事故や喧嘩、転倒などで口の中を切った・・・そんなとき、口中が血であふれパニックになりがちです。口の中で血は唾液に溶けて実際の出血量より多く見えてしまいます。
まずは落ち着いてガーゼやハンカチで血の出ている個所を押さえてください。
それでも血が止まらない場合
→ 縫合処置など専門的な処置が必要になる場合があります。
血は止まったけれど日が経つにつれて腫れてきた。
→ 傷口が感染して膿がたまってきている可能性があります。
顔を強く打ちつけてしまった後、うまく噛めなくなってしまったり、口がうまく開かなくなってしまったりした場合。
→ 顎や顔面の骨が折れている可能性があります。入院下に手術しなければいけないこともあります。早めに受診しましょう。
強くぶつけて歯が抜け落ちてしまったら・・・
こちらをご覧ください。 広報誌「クローバー」第8号
 
 

■虫歯が原因でこんなに腫れるの?・・・口腔の炎症

虫歯といっても放置していると重篤な状態になる場合があります。
体調の低下などが重なると、虫歯も歯周炎も細菌感染ですから歯ぐきの下や顎の周囲に膿を溜めてしまうことがあるのです。
抗生剤の進歩によりひどい炎症は少なくなりましたが、我慢しすぎると飲水もつらい状態になることがあり、まれに大きく切って膿を出さなくてはいけなくなる時もあります。

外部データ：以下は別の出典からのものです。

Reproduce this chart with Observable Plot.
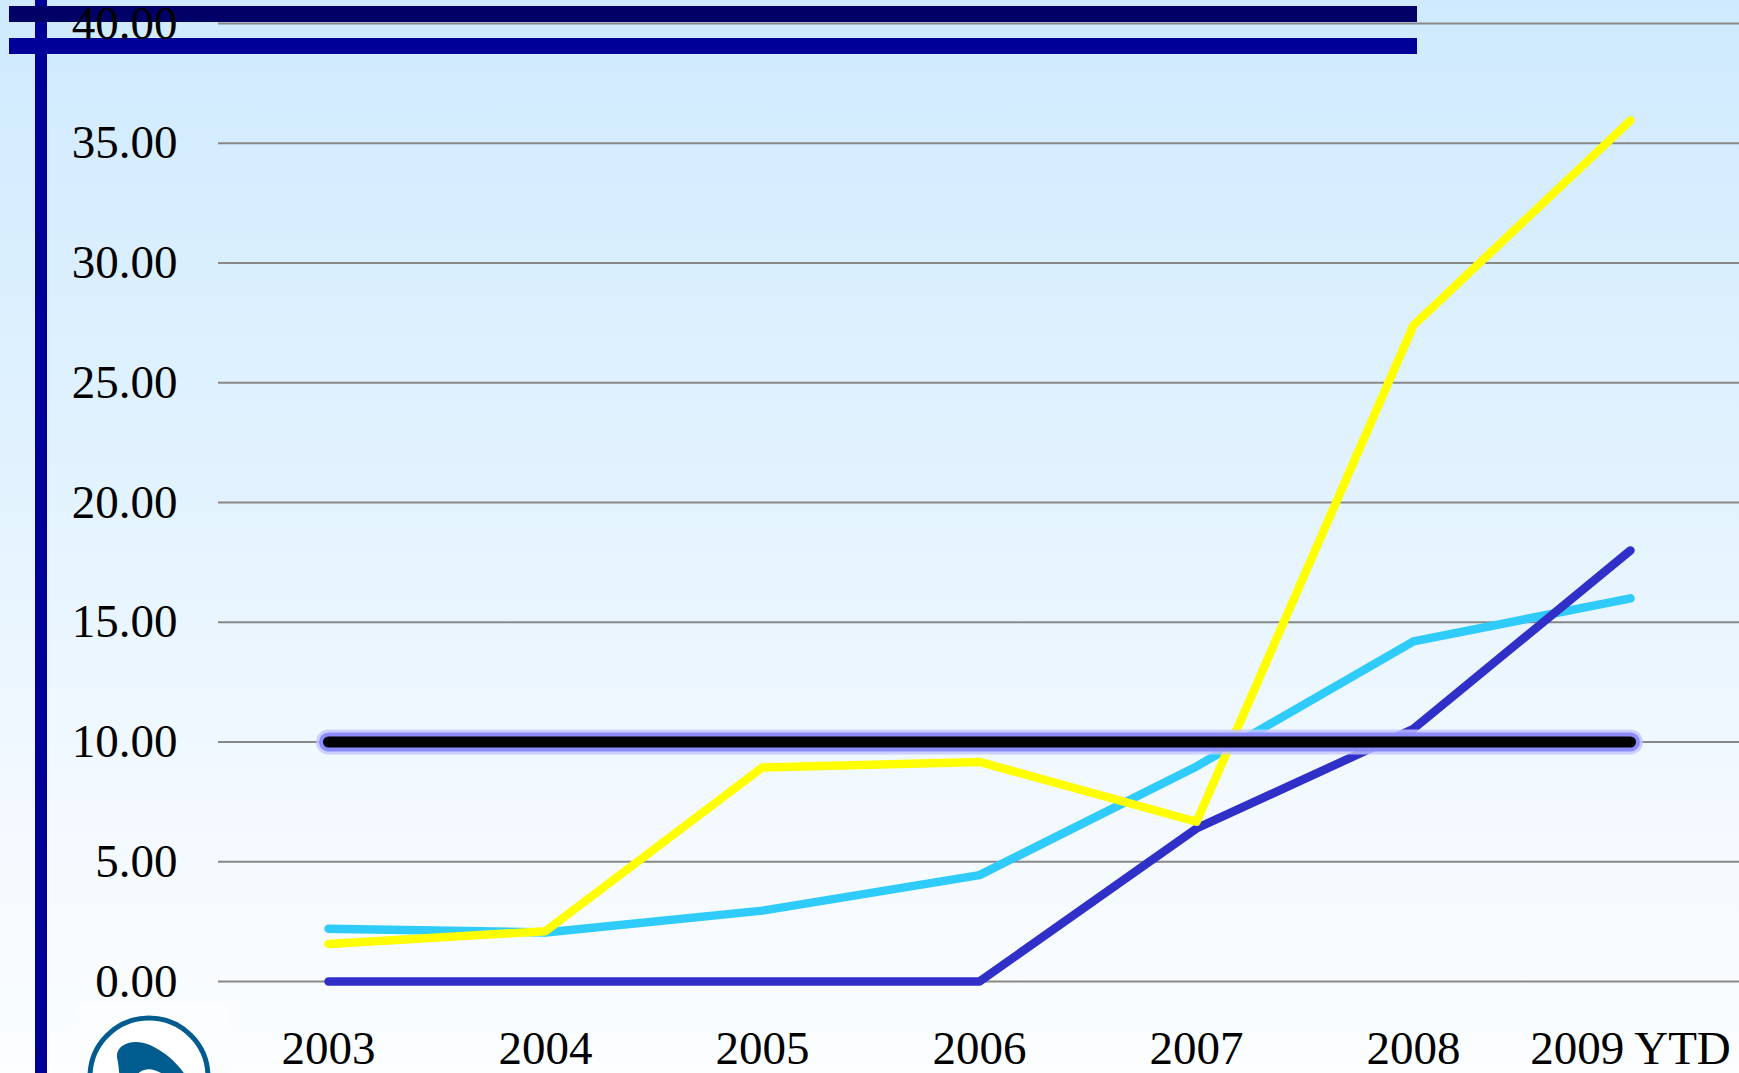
<!DOCTYPE html>
<html>
<head>
<meta charset="utf-8">
<script src="https://cdn.jsdelivr.net/npm/d3@7"></script>
<script src="https://cdn.jsdelivr.net/npm/@observablehq/plot@0.6"></script>
<style>
  html, body { margin: 0; padding: 0; }
  body {
    width: 1739px; height: 1073px; overflow: hidden; position: relative;
    background: linear-gradient(to bottom, #cfeafe 0px, #e3f3fe 500px, #f3f9ff 800px, #f8fcff 981px, #fcfeff 1073px);
    font-family: "Liberation Serif", "Times New Roman", serif;
  }
  .deco { position: absolute; }
  #chart { position: absolute; left: 0; top: 0; z-index: 2; }
</style>
</head>
<body>
<div class="deco" style="left:35px;top:0;width:12px;height:1073px;background:#000099;z-index:0"></div>
<div class="deco" style="left:9px;top:6px;width:1408px;height:16px;background:#000066;z-index:1"></div>
<div class="deco" style="left:9px;top:38px;width:1408px;height:16px;background:#000099;z-index:1"></div>
<svg class="deco" style="left:78px;top:1003px;z-index:1" width="150" height="70" viewBox="78 1003 150 70">
  <rect x="78" y="1003" width="150" height="70" fill="#fbfdff"/>
  <circle cx="149" cy="1077" r="59" fill="#ffffff" stroke="#005b8f" stroke-width="5"/>
  <path d="M118 1062 C112 1045 132 1037 150 1045 C168 1053 182 1068 188 1080 L170 1080 C160 1070 148 1066 140 1072 C134 1076 134 1080 134 1080 L120 1080 Z" fill="#005b8f"/>
</svg>
<div id="chart"></div>
<script>
const years = ["2003", "2004", "2005", "2006", "2007", "2008", "2009 YTD"];
const yellowValues = [1.57, 2.1, 8.94, 9.17, 6.67, 27.4, 35.95];
const cyanValues = [2.2, 2.05, 2.96, 4.44, 8.98, 14.2, 16.0];
const blueValues = [0, 0, 0, 0, 6.39, 10.55, 18.0];
const thresholdValues = [10, 10, 10, 10, 10, 10, 10];
const yTicks = [0, 5, 10, 15, 20, 25, 30, 35, 40];

const toRows = (vals) => years.map((year, i) => ({year, value: vals[i]}));
const yellow = toRows(yellowValues);
const cyan = toRows(cyanValues);
const blue = toRows(blueValues);
const threshold = toRows(thresholdValues);

const chart = Plot.plot({
  width: 1739,
  height: 1073,
  marginLeft: 218,
  marginRight: 0,
  marginTop: 23,
  marginBottom: 92,
  style: {background: "transparent", color: "black", fontFamily: "'Liberation Serif', 'Times New Roman', serif", fontSize: "47px", overflow: "visible"},
  x: {type: "point", domain: years, padding: 0.5, label: null},
  y: {domain: [0, 40], label: null},
  marks: [
    Plot.gridY(yTicks, {stroke: "#888888", strokeOpacity: 1, strokeWidth: 2}),
    Plot.axisY(yTicks, {tickSize: 0, tickPadding: 41, tickFormat: d => d.toFixed(2), fontSize: 47, label: null}),
    Plot.axisX({tickSize: 0, tickPadding: 49, fontSize: 47, label: null}),
    Plot.line(cyan, {x: "year", y: "value", stroke: "#2ecbfb", strokeWidth: 8.5, strokeLinecap: "round", strokeLinejoin: "round"}),
    Plot.line(blue, {x: "year", y: "value", stroke: "#3030c8", strokeWidth: 8.5, strokeLinecap: "round", strokeLinejoin: "round"}),
    Plot.line(yellow, {x: "year", y: "value", stroke: "#ffff00", strokeWidth: 8.5, strokeLinecap: "round", strokeLinejoin: "round"}),
    Plot.line(threshold, {x: "year", y: "value", stroke: "#c4c4ff", strokeWidth: 25, strokeOpacity: 0.8, strokeLinecap: "round"}),
    Plot.line(threshold, {x: "year", y: "value", stroke: "#8c8cff", strokeWidth: 19, strokeOpacity: 1, strokeLinecap: "round"}),
    Plot.line(threshold, {x: "year", y: "value", stroke: "#000000", strokeWidth: 11, strokeLinecap: "round"})
  ]
});
document.getElementById("chart").appendChild(chart);
</script>
</body>
</html>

虫歯はお近くの歯科医院で早めに治療を受けていただくことが大切です。

顎の腫れや痛みが強いとき、(発熱を伴う場合もあります。)早めにお近くの歯科医院、または当科への受診を!!

■インプラント治療について

インプラントとは?
失ってしまったご自身の歯の替わりに、人工の歯根を顎の骨に埋め込み、その上に人工の歯を作製して噛む、話すといった機能の回復することを目的とした治療です。

インプラント治療の流れ
口腔内の診査(骨の状態、歯肉の状態)を行いインプラントが出来る状態かの診断をします。
1次手術
インプラントの歯根部分を骨内に埋め込む手術です。
インプラントを埋入する部分の歯肉を切開し、骨を露出させます。専用の切削器具を用いて骨に穴を開けインプラント体を埋入し歯肉を縫合します。
この後下顎で2か月、上顎で4か月間、口腔清掃状態を良い状態に維持しながら骨との十分な結合の形成を待ちます。
2次手術
インプラントを歯肉の上に出す手術です。
埋入したインプラントの上の歯肉を切ります。インプラントに上部構造の基礎(アバットメント)を被せ再度歯肉を縫合します。

上部構造(補綴処置)
歯肉が落ち着いたところで、心棒を作製し、周囲の歯に合わせた色で歯を被せます。
ブリッジや入れ歯との違いは?
周囲の歯を削り橋渡しをして噛めるようにするのがブリッジで、周囲の歯に留め金をつけ着脱式にしているものが入れ歯です。
インプラントは周囲の歯を削ることなく歯を入れる治療です。
どの治療が最も適しているかは患者さま個々のお口の中の状態や健康状態によって決めていかなくてはなりません。
担当医が詳しく説明いたします。
どんな場合でもできるのですか?
基本的には全ての歯の欠損に対して適応になります。ただし、全身の状態(病気も含めて)や口腔内の状態によっては手術が出来ないことがあります。ご相談ください。

■時間外救急時の患者様紹介について・・・紹介していただいております先生方へ

当院は、夜間、土日祝日は休診とさせていただいておりますが、緊急に紹介が必要な場合、救急外来へお電話いただければ、出来うる限り対処いたします。

救急外来は全科の患者様に対応するため混雑します。お電話いただく際は先生のお名前と歯科医院名を事務当直にお伝えくださいますと、行き違い等なく対応できます。
ご面倒をおかけいたしますが、よろしくお願いいたします。

平素より君津中央病院歯科口腔外科に対しご理解、ご協力いただきまして誠にありがとうございます。